Do you hear the drums Fernando?


Elizabeth Lowell's Eden Burning“Eden Burning” by Elizabeth Lowell
Elizabeth Lowell is a force to be reckoned with, so I highly doubt that my little raniew is likely to make much difference to her popularity. La Lola’s is but one lone cry in the vast wilderness after all, destined to go unheard by a cruel, unfeeling world. (”What do you mean I’ve had too much to drink Sheridan Sakura Carlotta? You give me back that bottle of Jim Beam you hear!”) She is sadly amongst the ranks of those authors who shall not be named (Starts with “M” and rhymes with Becnaught) who have been lured to the dark side aka Romantic Suspense.
 

Chase Wilcox is a scientist, who receives a call from his baby brother who works in Hawaii. Chase suspects said baby brother of being involved in an affair with Nicole Ballard, a research assistant, who has flaming red hair.

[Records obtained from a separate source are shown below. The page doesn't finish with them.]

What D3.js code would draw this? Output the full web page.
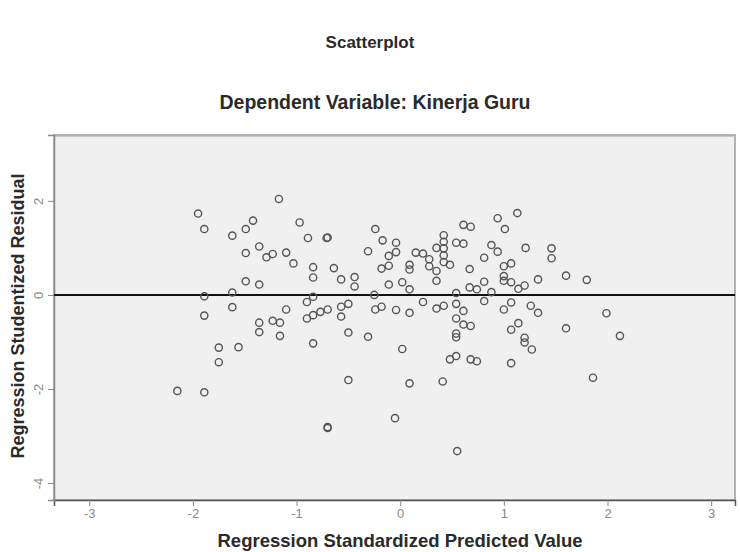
<!DOCTYPE html>
<html>
<head>
<meta charset="utf-8">
<script src="https://cdn.jsdelivr.net/npm/d3@7"></script>
<style>
  body { margin: 0; background: #fff; }
  text { font-family: "Liberation Sans", Arial, sans-serif; }
</style>
</head>
<body>
<div id="chart"></div>
<script>

// data
const predicted = [
  -1.95,-1.89,-1.62,-1.49,-1.42,-1.17,-0.97,-0.89,-0.70,-0.71,
  -1.36,-1.49,-1.29,-1.23,-1.10,-1.03,-0.84,-0.84,-0.64,-1.49,
  -1.36,-1.89,-1.62,-0.57,-0.44,-0.44,-1.62,-1.89,-1.10,-1.36,
  -1.36,-1.23,-1.16,-1.16,-1.75,-1.56,-1.75,-2.15,-1.89,-0.84,
  -0.90,-0.90,-0.84,-0.77,-0.70,-0.84,-0.57,-0.50,-0.57,-0.50,
  -0.31,-0.50,-0.70,-0.70,-0.24,-0.17,-0.31,-0.04,-0.04,-0.11,
  -0.11,-0.18,-0.11,0.02,0.09,0.09,0.09,0.15,0.22,0.28,
  0.28,0.35,0.42,0.42,0.42,0.42,0.42,0.35,0.35,0.48,
  0.54,0.61,0.61,0.68,0.67,0.67,0.81,0.88,0.94,1.01,
  0.94,1.00,1.07,1.00,1.00,1.07,1.13,1.21,1.20,1.14,
  0.81,0.74,0.88,0.54,-0.25,1.46,1.46,1.33,1.60,1.80,
  -0.24,-0.18,-0.04,0.09,0.22,0.35,0.42,0.54,0.54,0.61,
  0.54,0.54,0.61,0.68,0.48,0.54,0.68,0.74,0.81,1.00,
  1.07,1.07,1.14,1.07,1.20,1.20,1.27,1.26,1.33,1.60,
  1.99,2.12,1.86,0.02,0.09,0.41,-0.05,0.55
];
const residual = [
  1.73,1.40,1.26,1.40,1.58,2.04,1.54,1.21,1.22,1.21,
  1.03,0.89,0.80,0.87,0.90,0.67,0.59,0.37,0.57,0.29,
  0.22,-0.03,0.05,0.33,0.38,0.18,-0.26,-0.44,-0.31,-0.59,
  -0.79,-0.55,-0.59,-0.87,-1.12,-1.11,-1.43,-2.04,-2.07,-0.04,
  -0.15,-0.50,-0.43,-0.36,-0.31,-1.03,-0.25,-0.19,-0.46,-0.80,
  -0.89,-1.81,-2.81,-2.83,1.40,1.16,0.93,1.11,0.91,0.83,
  0.62,0.56,0.22,0.27,0.64,0.54,0.12,0.90,0.88,0.76,
  0.61,1.00,1.27,1.13,0.99,0.84,0.70,0.51,0.30,0.64,
  1.11,1.09,1.49,1.45,0.55,0.16,0.79,1.06,1.63,1.40,
  0.92,0.61,0.67,0.40,0.30,0.27,1.74,1.00,0.20,0.13,
  0.28,0.12,0.06,0.04,0.00,0.99,0.78,0.33,0.41,0.32,
  -0.31,-0.25,-0.32,-0.38,-0.15,-0.29,-0.23,-0.19,-0.50,-0.34,
  -0.82,-0.90,-0.63,-0.66,-1.37,-1.30,-1.37,-1.41,-0.13,-0.31,
  -0.16,-0.74,-0.60,-1.45,-0.91,-1.01,-1.16,-0.23,-0.38,-0.71,
  -0.39,-0.87,-1.76,-1.15,-1.88,-1.84,-2.62,-3.32
];
const xTicks = [-3,-2,-1,0,1,2,3];
const yTicks = [2,0,-2,-4];
const xDomain = [-3.34, 3.23];
const yDomain = [-4.36, 3.40];
const refLine = 0;

const data = predicted.map((p, i) => ({pred: p, resid: residual[i]}));

let margin = {top:135, right:5, bottom:52, left:54};
let width = 740 - margin.left - margin.right;
let height = 552 - margin.top - margin.bottom;

const svg = d3.select('#chart')
    .append('svg')
    .attr('width', 740)
    .attr('height', 552);

// titles
svg.append('text')
    .attr('x', 370).attr('y', 48)
    .attr('text-anchor', 'middle')
    .attr('font-size', '17px').attr('font-weight', 'bold')
    .attr('fill', '#2a2a2a')
    .text('Scatterplot');

svg.append('text')
    .attr('x', 375).attr('y', 109)
    .attr('text-anchor', 'middle')
    .attr('font-size', '19.5px').attr('font-weight', 'bold')
    .attr('fill', '#2a2a2a')
    .text('Dependent Variable: Kinerja Guru');

const g = svg.append('g')
    .attr('transform', `translate(${margin.left},${margin.top})`);

var x = d3.scaleLinear().domain(xDomain).range([0, width]);
var y = d3.scaleLinear().domain(yDomain).range([height, 0]);

// plot background + frame
g.append('rect')
    .attr('width', width).attr('height', height)
    .attr('fill', '#f0f0f0')
    .attr('stroke', '#9a9a9a').attr('stroke-width', 1.5);

g.append('line')
    .attr('x1', 0).attr('x2', width)
    .attr('y1', 1.5).attr('y2', 1.5)
    .attr('stroke', '#c8c8c8');

// axes
const xAxis = d3.axisBottom(x).tickValues(xTicks).tickFormat(d => String(d)).tickSize(6).tickPadding(3);
const yAxis = d3.axisLeft(y).tickValues(yTicks).tickFormat(d => String(d)).tickSize(6).tickPadding(3);

g.append('g')
    .attr('class', 'x axis')
    .attr('transform', `translate(0,${height})`)
    .call(xAxis)
    .call(a => a.select('.domain').attr('stroke', '#555').attr('stroke-width', 1.5))
    .call(a => a.selectAll('.tick line').attr('stroke', '#888'))
    .selectAll('text')
    .style('font-size', '13px')
    .attr('fill', '#888');

g.append('g')
    .attr('class', 'y axis')
    .call(yAxis)
    .call(a => a.select('.domain').attr('stroke', '#888').attr('stroke-width', 1.5))
    .call(a => a.selectAll('.tick line').attr('stroke', '#888'))
    .selectAll('text')
    .style('font-size', '13px')
    .attr('fill', '#888')
    .attr('text-anchor', 'middle')
    .attr('dy', '0')
    .attr('transform', 'translate(-11,0) rotate(-90)')
    .attr('x', 0);

// reference line
g.append('line')
    .attr('x1', 0).attr('x2', width)
    .attr('y1', y(refLine)).attr('y2', y(refLine))
    .attr('stroke', '#111').attr('stroke-width', 2);

// points
g.selectAll('.dot')
    .data(data)
    .enter().append('circle')
    .attr('class', 'dot')
    .attr('cx', d => x(d.pred))
    .attr('cy', d => y(d.resid))
    .attr('r', 3.6)
    .attr('fill', 'none')
    .attr('stroke', '#555')
    .attr('stroke-width', 1.4);

// axis titles
svg.append('text')
    .attr('x', 400).attr('y', 547)
    .attr('text-anchor', 'middle')
    .attr('font-size', '18.5px').attr('font-weight', 'bold')
    .attr('fill', '#2a2a2a')
    .text('Regression Standardized Predicted Value');

svg.append('text')
    .attr('transform', 'translate(24,316) rotate(-90)')
    .attr('text-anchor', 'middle')
    .attr('font-size', '18px').attr('font-weight', 'bold')
    .attr('fill', '#2a2a2a')
    .text('Regression Studentized Residual');

</script>
</body>
</html>
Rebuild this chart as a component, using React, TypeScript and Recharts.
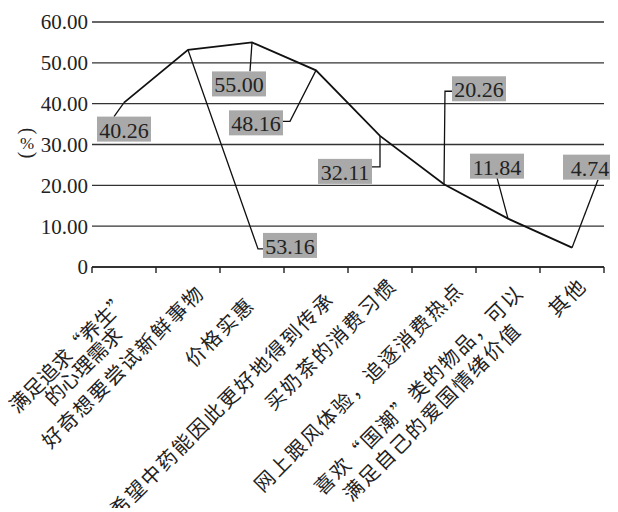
import { LineChart, Line, XAxis, YAxis, CartesianGrid, LabelList, Label } from "recharts";

const CATEGORIES = [
  "满足追求“养生”\n的心理需求",
  "好奇想要尝试新鲜事物",
  "价格实惠",
  "希望中药能因此更好地得到传承",
  "买奶茶的消费习惯",
  "网上跟风体验，追逐消费热点",
  "喜欢“国潮”类的物品，可以\n满足自己的爱国情绪价值",
  "其他",
];
const SHARES = [40.26, 53.16, 55.0, 48.16, 32.11, 20.26, 11.84, 4.74];
const Y_TICKS = [0, 10, 20, 30, 40, 50, 60];

// end of each rotated label's first line, relative to the band centre on the axis;
// second line: shift along the text direction and gap below it
const TICK_NUDGE = [
  [1, 28], [12, 21], [-2, 33], [14, 28], [12, 14], [15, 18], [11, 21], [10, 14],
];
const SECOND_LINE = [
  [-30, 20], null, null, null, null, null, [-28, 25], null,
];
const TICK_SPACING = [0, 2, 2, 2, 2, 2, 2, 2];

// grey value boxes: top-left corner relative to the point, and the leader's bends
const CALLOUTS = [
  { box: [-27, 14], path: [[-10, 14]] },
  { box: [75, 183], path: [[70, 199], [75, 199]] },
  { box: [-40, 29], path: [[-2, 29]] },
  { box: [-87, 40], path: [[-26, 51], [-33, 51]] },
  { box: [-62, 23], path: [[0, 31], [-8, 31]] },
  { box: [8, -108], path: [[1, -93], [8, -93]] },
  { box: [-38, -65], path: [[-11, -41]] },
  { box: [-9, -93], path: [[26, -68]] },
];

const BAND = 64;
const BOX_W = 54;
const BOX_H = 25;
const CJK = "'Noto Sans CJK SC', sans-serif";
const SERIF = "'Liberation Serif', 'Times New Roman', serif";

const data = CATEGORIES.map((name, i) => ({ name, value: SHARES[i] }));

function CategoryTick(props: any) {
  const { x, y, payload, index } = props;
  const lines: string[] = String(payload.value).split("\n");
  const [nx, ny] = TICK_NUDGE[index] ?? [10, 16];
  const ax = x + nx;
  const ay = y + ny;
  const second = SECOND_LINE[index] ?? [0, 25];
  return (
    <g>
      <line x1={x - BAND / 2} y1={y} x2={x - BAND / 2} y2={y + 6} stroke="#222" strokeWidth={1.4} />
      {index === CATEGORIES.length - 1 && (
        <line x1={x + BAND / 2} y1={y} x2={x + BAND / 2} y2={y + 6} stroke="#222" strokeWidth={1.4} />
      )}
      <text
        transform={`rotate(-45 ${ax} ${ay})`}
        fontFamily={CJK}
        fontSize={20}
        letterSpacing={TICK_SPACING[index] ?? 2}
        fill="#222"
        textAnchor="end"
      >
        {lines.map((l, i) => (
          <tspan
            key={i}
            x={i === 0 ? ax : ax + second[0]}
            y={i === 0 ? ay : ay + second[1]}
            dominantBaseline="central"
          >
            {l}
          </tspan>
        ))}
      </text>
    </g>
  );
}

function Callout(props: any) {
  const { x, y, value, index } = props;
  const c = CALLOUTS[index];
  if (!c) return null;
  const pts = [[x, y], ...c.path.map(([dx, dy]) => [x + dx, y + dy])];
  const bx = x + c.box[0];
  const by = y + c.box[1];
  return (
    <g>
      <polyline
        points={pts.map((p) => p.join(",")).join(" ")}
        fill="none"
        stroke="#111"
        strokeWidth={1.3}
      />
      <rect x={bx} y={by} width={BOX_W} height={BOX_H} fill="#a9a9a9" />
      <text
        x={bx + BOX_W / 2}
        y={by + BOX_H / 2 + 1}
        textAnchor="middle"
        dominantBaseline="central"
        fontFamily={SERIF}
        fontSize={22}
        fill="#222"
      >
        {Number(value).toFixed(2)}
      </text>
    </g>
  );
}

// "(%)" set vertically, the brackets turned into arcs
function PercentMark({ cx, cy }: { cx: number; cy: number }) {
  return (
    <g fill="#222" fontFamily={SERIF} transform={`translate(${cx} ${cy})`}>
      <text x={3} y={-12} fontSize={20} textAnchor="middle" dominantBaseline="central"
        transform="rotate(90 3 -12)">(</text>
      <text x={1} y={0} fontSize={17} textAnchor="middle" dominantBaseline="central">%</text>
      <text x={3} y={12} fontSize={20} textAnchor="middle" dominantBaseline="central"
        transform="rotate(90 3 12)">)</text>
    </g>
  );
}

export default function App() {
  return (
    <div style={{ width: 610, height: 500 }}>
      <LineChart
        width={610}
        height={500}
        data={data}
        margin={{ top: 14, right: 14, left: 0, bottom: 0 }}
        style={{ overflow: "visible" }}
      >
        <CartesianGrid vertical={false} stroke="#333" strokeWidth={1.3} />
        <XAxis
          dataKey="name"
          interval={0}
          height={241}
          padding={{ left: BAND / 2, right: BAND / 2 }}
          tickLine={false}
          tickSize={0}
          tickMargin={0}
          axisLine={{ stroke: "#222", strokeWidth: 1.5 }}
          tick={(p: any) => <CategoryTick {...p} />}
        />
        <YAxis
          width={84}
          domain={[0, 60]}
          ticks={Y_TICKS}
          axisLine={false}
          tickLine={false}
          tickSize={2}
          tickMargin={2}
          tickFormatter={(v: number) => (v === 0 ? "0" : v.toFixed(2))}
          tick={{ fill: "#222", fontSize: 21, fontFamily: SERIF }}
        >
          <Label content={() => <PercentMark cx={18} cy={135} />} />
        </YAxis>
        <Line
          type="linear"
          dataKey="value"
          stroke="#111"
          strokeWidth={1.8}
          dot={false}
          isAnimationActive={false}
        >
          <LabelList dataKey="value" content={(p: any) => <Callout {...p} />} />
        </Line>
      </LineChart>
    </div>
  );
}
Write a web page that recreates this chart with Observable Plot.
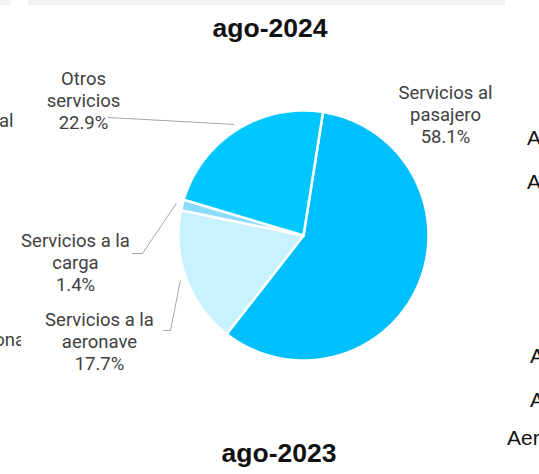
<!DOCTYPE html>
<html><head><meta charset="utf-8">
<script src="https://cdn.jsdelivr.net/npm/d3@7"></script>
<script src="https://cdn.jsdelivr.net/npm/@observablehq/plot@0.6"></script>
<style>
html,body{margin:0;padding:0;background:#fff;}
#page{position:relative;width:539px;height:474px;overflow:hidden;font-family:Roboto,sans-serif;}
#page svg{position:absolute;left:0;top:0;}
.abs{position:absolute;white-space:nowrap;}
.title{font-family:"Liberation Sans",Arial,sans-serif;font-weight:bold;color:#111;line-height:1;transform:translateX(-50%);}
.frag{font-size:18.5px;line-height:22px;color:#404040;}
.fragA{font-family:"Liberation Sans",Arial,sans-serif;font-size:21px;line-height:22px;color:#111;}
.bar{position:absolute;top:0;height:5px;background:#f2f2f2;}
</style></head><body><div id="page"></div>
<script>
// ---- data ----
const categories = ["Servicios al pasajero", "Servicios a la aeronave", "Servicios a la carga", "Otros servicios"];
const labelNames = ["Servicios al\npasajero", "Servicios a la\naeronave", "Servicios a la\ncarga", "Otros\nservicios"];
const shares = [58.1, 17.7, 1.4, 22.9];
const colors = ["#00BFFF", "#C8F2FF", "#8ADCFF", "#00C8FF"];
const chartTitle = "ago-2024";
const nextChartTitle = "ago-2023";

// ---- layout (pixels) ----
const W = 539, H = 474;
const cx = 303, cy = 235, R = 125;
const startDeg = 9;
const labelPx = {
  "Servicios al pasajero": [445, 113],
  "Servicios a la aeronave": [99, 340],
  "Servicios a la carga": [75, 261],
  "Otros servicios": [83, 99]
};
const leaderPx = {
  "Servicios a la aeronave": [[170, 330], [163, 330]],
  "Servicios a la carga": [[142, 253], [132, 253]],
  "Otros servicios": [[108, 117]]
};
const ux = px => (px - cx) / R;
const uy = py => (cy - py) / R;

const rows = categories.map((c, i) => ({name: c, label: labelNames[i], share: shares[i]}));
const a0 = startDeg * Math.PI / 180;
const arcs = d3.pie().sort(null).value(d => d.share).startAngle(a0).endAngle(a0 + 2 * Math.PI)(rows);

const polys = [];
for (const a of arcs) {
  const name = a.data.name;
  polys.push({name, x: 0, y: 0});
  const n = Math.max(2, Math.ceil((a.endAngle - a.startAngle) / 0.01));
  for (let k = 0; k <= n; k++) {
    const t = a.startAngle + (a.endAngle - a.startAngle) * k / n;
    polys.push({name, x: Math.sin(t), y: Math.cos(t)});
  }
}

const leaders = [];
for (const a of arcs) {
  const name = a.data.name;
  if (!leaderPx[name]) continue;
  const m = (a.startAngle + a.endAngle) / 2;
  leaders.push({name, x: 1.05 * Math.sin(m), y: 1.05 * Math.cos(m)});
  for (const [px, py] of leaderPx[name]) leaders.push({name, x: ux(px), y: uy(py)});
}

const labels = arcs.map(a => ({
  text: `${a.data.label}\n${a.data.share.toFixed(1)}%`,
  x: ux(labelPx[a.data.name][0]),
  y: uy(labelPx[a.data.name][1])
}));

const chart = Plot.plot({
  width: W, height: H,
  margin: 0,
  style: {fontFamily: "Roboto, sans-serif", background: "transparent", overflow: "visible"},
  x: {domain: [ux(0), ux(W)], axis: null},
  y: {domain: [uy(H), uy(0)], axis: null},
  color: {domain: categories, range: colors},
  marks: [
    Plot.line(leaders, {x: "x", y: "y", z: "name", stroke: "#a6a6a6", strokeWidth: 1}),
    Plot.line(polys, {x: "x", y: "y", z: "name", fill: "name", stroke: "#ffffff", strokeWidth: 2.5, strokeLinejoin: "round", curve: "linear-closed"}),
    Plot.text(labels, {x: "x", y: "y", text: "text", fontSize: 18.5, fill: "#404040", lineHeight: 22 / 18.5, lineAnchor: "middle", textAnchor: "middle"})
  ]
});

const page = document.getElementById("page");
page.appendChild(chart);

function addDiv(cls, text, style) {
  const d = document.createElement("div");
  d.className = cls;
  d.textContent = text;
  Object.assign(d.style, style);
  page.appendChild(d);
  return d;
}
addDiv("bar", "", {left: "0px", width: "11px"});
addDiv("bar", "", {left: "28px", width: "477px"});
addDiv("abs title", chartTitle, {left: "270px", top: "15px", fontSize: "26.5px"});
addDiv("abs title", nextChartTitle, {left: "279px", top: "440px", fontSize: "26.5px"});
// clipped fragments of neighbouring charts
addDiv("abs frag", "al", {left: "-1px", top: "110px"});
const clip = addDiv("abs frag", "", {left: "0px", top: "329px", width: "21px", height: "22px", overflow: "hidden"});
const inner = document.createElement("span");
inner.textContent = "ona";
inner.style.position = "absolute"; inner.style.right = "-4px"; inner.style.top = "0px";
clip.appendChild(inner);
addDiv("abs fragA", "A", {left: "527px", top: "127px"});
addDiv("abs fragA", "A", {left: "527px", top: "171px"});
addDiv("abs fragA", "A", {left: "530px", top: "345px"});
addDiv("abs fragA", "A", {left: "530px", top: "389px"});
addDiv("abs fragA", "Aer", {left: "507px", top: "427px"});
</script>
</body></html>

That’s about all I remember about her, so don’t ask me anything else. And because Chase is a victim of a heartless woman’s scheming (naturally), he flies to Hawaii to stop the disintegration of his brother’s marriage. And he decides to do this by sleeping with Nicole himself, and then expose her for the home-wrecker she is. *slaps forehead* But of course! Now why didn’t I think of that? Why confront her with it directly when you can seduce her into revealing her true colours? La Lola, you are such a fool, no wonder Chase Wilcox is a scientist and you are a humble peon.

 

For those of you in the know, Elizabeth Lowell is famous for incorporating a particular theme into each of her novels. She works the story around a particular kind of object and well-intentioned though she may be, I can honestly say that if I wanted to learn something educational, I wouldn’t be reading romances. I know lots of other people read romances and appreciate the fact that they get to learn something new, but honey, that ain’t me. The only thing I am remotely interested in is learning what to do with handcuffs and whipped cream (Not that I don’t already know what to do, I just like learning variations) What can I say? Shallow, thy name is La Lola.

 

Elizabeth Lowell has chosen lots of items to focus on in the past. Weaving, sailing, rock-climbing, gold, amber, pearls. I would never have thought I’d be as bored reading about jewellery in my life. What’s next? A novel revolving around eggs? In “Eden Burning” it was volcanoes. And not volcanoes like “Dante’s Peak”, lava boiling alive a pair of hapless tourists kind of volcanoes, but “Today class, flip open the copy of National Geographic” kind of volcano. Not good.

 

Whilst I undeniably loved “To the Ends of the Earth“, the lunkheaded hero had skirted on the edge in my mind, and was one inch away of being chopped into little pieces and put into a pinata. (It’s not murder if he doesn’t exist). In “Eden Burning” though? Hoo boy.

 

After sleeping with the heroine (although “heroine” is a bit of a stretch), Chase exposes her to his brother. Not that kind of expose, although that would surely have made the book more interesting. I mean he says that sleeping with her was like sleeping with a corpse, and tells his brother what a tart she is (but in slightly less complimentary terms, which I shall not repeat, as I was brought up well, and not by wolves, like Chase Wilcox.)

 

Although I feel a bit bad for Nicole, she doesn’t hold my sympathy (boundless though it normally is) for very long. In case I haven’t mentioned it before, her nickname is Pele. Kind of hard to think of the book being highly romantic when I have the image of the heroine as a sweaty Brazillian soccer player kicking a ball around on her head. She should just put us all out of our misery and kick Chase’s ball (notice the use of the singular, as I am convinced this is the only explanation for his ill-temper)

 

And eventually, she takes Chase back when he drums his away into her heart. No, really. (Nicole is a dancer by night, and dances to the beat of the fiery drums. “Come on, shake your body baby, do the conga!”). So you have Chase pounding away at the drums by way of apology to her, which she naturally accepts. I don’t know, maybe it’s some weird ass mating ritual, like gorillas pounding on their chests, only less classy. I wonder if they can hear my snort in Hawaii. Whatever happened to “I’m sorry” or “Here, take this Happy Diamond necklace as a sign of my guilt?”

 

I’ve loved some of Elizabeth Lowell’s earlier books. Her medieval trilogy is one of the best ever written, and same goes for her Western “Only” quartet. But “Eden Burning”? Stay far, far away. Better yet, flee to Hawaii.

 

1 Response so far »

  1. 1

    Terri said,

    June 15, 2007 @ 2:27 am

    With the heading of that review, I love your reference to the ABBA song!